IESA also welcomed other measures announced, or referred to as under consideration by the government, that could have a positive impact on India’s energy storage manufacturing and supply chain.

For example, while the budget broadly emphasised support for domestically-made goods and included duties on imported products, reforms on customs and duties rates for raw materials that are being discussed could ease supply chain constraints and support domestic makers, Dr Walawalkar said. 

A concessional 15% tax rate for newly incorporated domestic manufacturers has been extended by a year from 31 March 2023 to 31 March 2024, which will help facilitate investments required in the next two years to get PLI-backed companies —as well as potential component suppliers — up and running. 

IESA also warmly welcomed measures to support start-ups, green energy sector job opportunities for young people and skills training in digital and other industry sectors and e-mobility. The group also said support for grid-connected microgrids was a positive step, helping boost agribusiness in remote areas.

The group did say, however, that a reduction in the General Sales Tax for EV batteries to 5% that is suggested had not been included in the budget, which IESA asked the Ministry of Finance to reconsider. 

The green hydrogen sector is also “missing in the budget,” Dr Walawalkar said. IESA has suggested the creation of a special fund for green hydrogen and PLI support for green hydrogen electrolyser manufacturing.

Nonetheless, the budget appears to have been well received.
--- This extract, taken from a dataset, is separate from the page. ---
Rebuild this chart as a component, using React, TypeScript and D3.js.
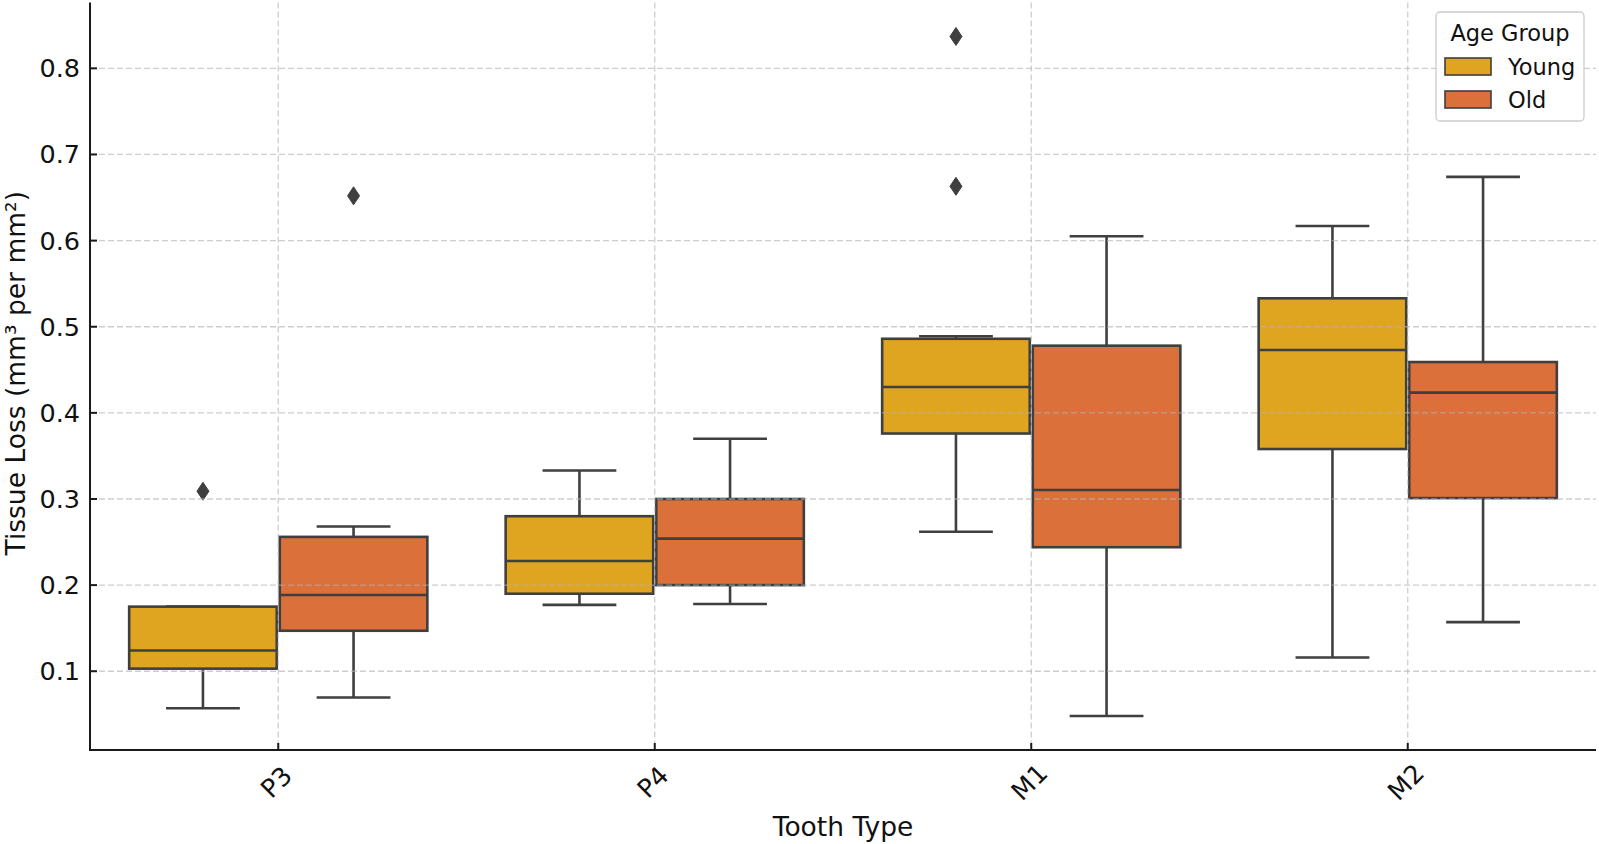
import React from 'react'
import * as d3 from 'd3'

const toothTypes = ['P3', 'P4', 'M1', 'M2']
const ageGroups = ['Young', 'Old']
const groupColors = ['#dfa420', '#db703b']

// box-plot summaries per tooth type
const youngLow = [0.057, 0.177, 0.262, 0.116]
const youngQ1 = [0.103, 0.19, 0.376, 0.358]
const youngMedian = [0.124, 0.228, 0.43, 0.473]
const youngQ3 = [0.175, 0.28, 0.486, 0.533]
const youngHigh = [0.175, 0.333, 0.489, 0.617]
const youngOutliers = [[0.309], [], [0.837, 0.663], []]

const oldLow = [0.0695, 0.178, 0.048, 0.157]
const oldQ1 = [0.147, 0.2, 0.244, 0.301]
const oldMedian = [0.1885, 0.254, 0.3105, 0.4235]
const oldQ3 = [0.256, 0.3, 0.478, 0.459]
const oldHigh = [0.268, 0.37, 0.605, 0.674]
const oldOutliers = [[0.652], [], [], []]

const yTicks = [0.1, 0.2, 0.3, 0.4, 0.5, 0.6, 0.7, 0.8]

const W = 1599
const H = 844
const margin = { left: 90, right: 3, top: 2.5, bottom: 94 }
const font = 'DejaVu Sans, sans-serif'
const edge = '#3f3f3f'

type Box = {
  tooth: string
  group: string
  color: string
  low: number
  q1: number
  median: number
  q3: number
  high: number
  outliers: number[]
}

const boxes: Box[] = []
toothTypes.forEach((t, i) => {
  boxes.push({
    tooth: t, group: 'Young', color: groupColors[0],
    low: youngLow[i], q1: youngQ1[i], median: youngMedian[i], q3: youngQ3[i], high: youngHigh[i],
    outliers: youngOutliers[i],
  })
  boxes.push({
    tooth: t, group: 'Old', color: groupColors[1],
    low: oldLow[i], q1: oldQ1[i], median: oldMedian[i], q3: oldQ3[i], high: oldHigh[i],
    outliers: oldOutliers[i],
  })
})

const App = () => {
  const x = d3
    .scaleBand()
    .domain(toothTypes)
    .range([margin.left, W - margin.right])
    .padding(0)
  const bw = x.bandwidth()
  const xGroup = d3
    .scaleBand()
    .domain(ageGroups)
    .range([0.1 * bw, 0.9 * bw])
  const boxW = xGroup.bandwidth() * 0.98

  const allVals = boxes.flatMap((b) => [b.low, b.high, ...b.outliers])
  const [vMin, vMax] = d3.extent(allVals) as [number, number]
  const pad = (vMax - vMin) * 0.05
  const y = d3
    .scaleLinear()
    .domain([vMin - pad, vMax + pad])
    .range([H - margin.bottom, margin.top])

  const plotBottom = H - margin.bottom
  const plotLeft = margin.left
  const plotRight = W - margin.right
  const diamond = 'M0,-9 L6,0 L0,9 L-6,0 Z'

  return (
    <svg
      width={W}
      height={H}
      style={{ position: 'absolute', left: 0, top: 0, background: '#fff' }}
      fontFamily={font}
    >
      {boxes.map((b, i) => {
        const cx = (x(b.tooth) as number) + (xGroup(b.group) as number) + xGroup.bandwidth() / 2
        const x0 = cx - boxW / 2
        const capW = boxW / 2
        return (
          <g key={i} stroke={edge} strokeWidth={2.6}>
            <line x1={cx} x2={cx} y1={y(b.q3)} y2={y(b.high)} />
            <line x1={cx} x2={cx} y1={y(b.q1)} y2={y(b.low)} />
            <line x1={cx - capW / 2} x2={cx + capW / 2} y1={y(b.high)} y2={y(b.high)} />
            <line x1={cx - capW / 2} x2={cx + capW / 2} y1={y(b.low)} y2={y(b.low)} />
            <rect x={x0} y={y(b.q3)} width={boxW} height={y(b.q1) - y(b.q3)} fill={b.color} />
            <line x1={x0} x2={x0 + boxW} y1={y(b.median)} y2={y(b.median)} />
            {b.outliers.map((o, j) => (
              <path key={j} d={diamond} transform={`translate(${cx},${y(o)})`} fill={edge} strokeWidth={1} />
            ))}
          </g>
        )
      })}

      {/* dashed grid on top of the boxes */}
      <g stroke="#b4b4b4" strokeOpacity={0.65} strokeWidth={1.3} strokeDasharray="6,3">
        {yTicks.map((t) => (
          <line key={t} x1={plotLeft} x2={plotRight} y1={y(t)} y2={y(t)} />
        ))}
        {toothTypes.map((t) => (
          <line key={t} x1={(x(t) as number) + bw / 2} x2={(x(t) as number) + bw / 2} y1={margin.top} y2={plotBottom} />
        ))}
      </g>

      {/* axes */}
      <g stroke="#1a1a1a" strokeWidth={2}>
        <line x1={plotLeft} x2={plotLeft} y1={margin.top} y2={plotBottom + 1} />
        <line x1={plotLeft - 1} x2={plotRight} y1={plotBottom} y2={plotBottom} />
        {yTicks.map((t) => (
          <line key={t} x1={plotLeft} x2={plotLeft + 7} y1={y(t)} y2={y(t)} />
        ))}
        {toothTypes.map((t) => (
          <line key={t} x1={(x(t) as number) + bw / 2} x2={(x(t) as number) + bw / 2} y1={plotBottom} y2={plotBottom - 7} />
        ))}
      </g>
      <g fontSize={25.5} fill="#111">
        {yTicks.map((t) => (
          <text key={t} x={plotLeft - 10} y={y(t)} textAnchor="end" dominantBaseline="central">
            {d3.format('.1f')(t)}
          </text>
        ))}
        {toothTypes.map((t) => (
          <text
            key={t}
            transform={`translate(${(x(t) as number) + bw / 2 - 2},${plotBottom + 32}) rotate(-45)`}
            textAnchor="middle"
            dominantBaseline="central"
          >
            {t}
          </text>
        ))}
      </g>
      <g fontSize={26.5} fill="#111">
        <text x={(plotLeft + plotRight) / 2} y={836} textAnchor="middle">
          Tooth Type
        </text>
        <text transform={`translate(25,${(margin.top + plotBottom) / 2 - 3}) rotate(-90)`} textAnchor="middle">
          Tissue Loss (mm³ per mm²)
        </text>
      </g>

      {/* legend */}
      <g fontSize={22.5} fill="#111">
        <rect x={1436} y={12} width={148} height={109} rx={4} fill="#fff" fillOpacity={0.8} stroke="#cccccc" strokeWidth={1.3} />
        <text x={1510} y={41} textAnchor="middle">
          Age Group
        </text>
        {ageGroups.map((g, i) => (
          <g key={g}>
            <rect x={1445} y={58 + i * 33} width={46} height={17} fill={groupColors[i]} stroke={edge} strokeWidth={1.6} />
            <text x={1508} y={75 + i * 33}>
              {g}
            </text>
          </g>
        ))}
      </g>
    </svg>
  )
}

export default App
It follows the announcement a few days ago that India’s Ministry of Power has clarified the role and status of energy storage within the power sector, which again could accelerate adoption. 

The country already has over 150GW of renewable energy capacity installed and to reach its 2030 target of 500GW, will need about 28GW/108GWh of energy storage, the Central Electricity Authority has forecasted. 

Previous budget announcements covered by Energy-Storage.news in 2020 and 2021 were welcomed by IESA for their broad support of renewable energy and the green economy, but yesterday’s announcement appears to be the first instance of specific, directly supportive policy announcements pertaining to energy storage by Minister Sitharam.